Stéphanie Gibaud : Le statut existe avec la loi Sapin II. Le problème n’est pas la loi ni les lois, qui sont très nombreuses dans notre pays, mais l’application des lois. Nous avions prouvé avec nos dossiers que nous n’étions pas égaux devant l’impôt, nous ne le sommes pas non plus devant la justice, malheureusement. Il est primordial que l’anonymat du lanceur d’alerte soit respecté, sinon il est « assassiné » comme je l’explique très clairement dans tous les chapitres de « La traque des lanceurs d’alerte ».

Il serait utile de pénaliser lourdement les fraudeurs, les corrupteurs et les corrompus. Le constat est fait, les dysfonctionnements concernent toutes les industries et toutes les administrations. Des préconisations, des solutions sont relatées à la fin de chaque chapitre de mon livre ; le dernier chapitre est consacré à l’après : comment remplacer les dysfonctionnements du monde actuel ? Les solutions sont citoyennes, nous nous devons de nous rassembler pour nous protéger.

Breizh-info.com : Vous avez été candidate Debout la France. Pourquoi avoir « ajouté » cet engagement politique ?

Stéphanie Gibaud : Je ne suis pas encartée DLF, je connais Nicolas Dupont-Aignan depuis 2013. Il a toujours soutenu le combat des lanceurs d’alerte, notamment ceux de la finance puisqu’il a travaillé avec le député communiste Alain Bocquet en 2013 sur la question du « Carrousel TVA » (20 milliards d’Euros de fraude annuellement).

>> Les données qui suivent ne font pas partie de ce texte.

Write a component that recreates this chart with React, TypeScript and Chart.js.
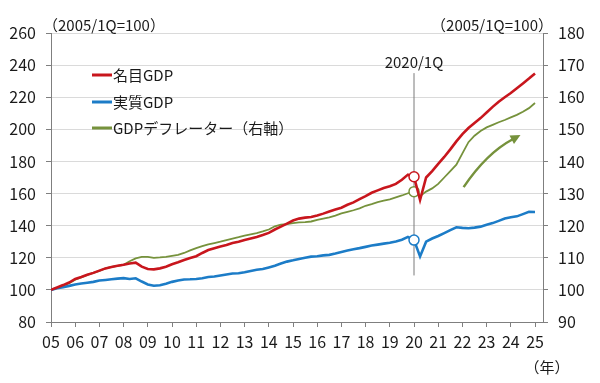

J’ai accepté d’être candidate pour les Régionales à Paris puisqu’il était question de savoir comment sont dépensés les impôts des Franciliens, comment l’enveloppe financière est distribuée, attribuée par secteur, par poste de dépenses. L’intégrité et l’éthique doivent faire partie de chaque engagement politique, il n’est pas question d’idéologie mais de défendre notre bien commun. Les élus sont au service des électeurs et en cela ils doivent défendre leurs intérêts.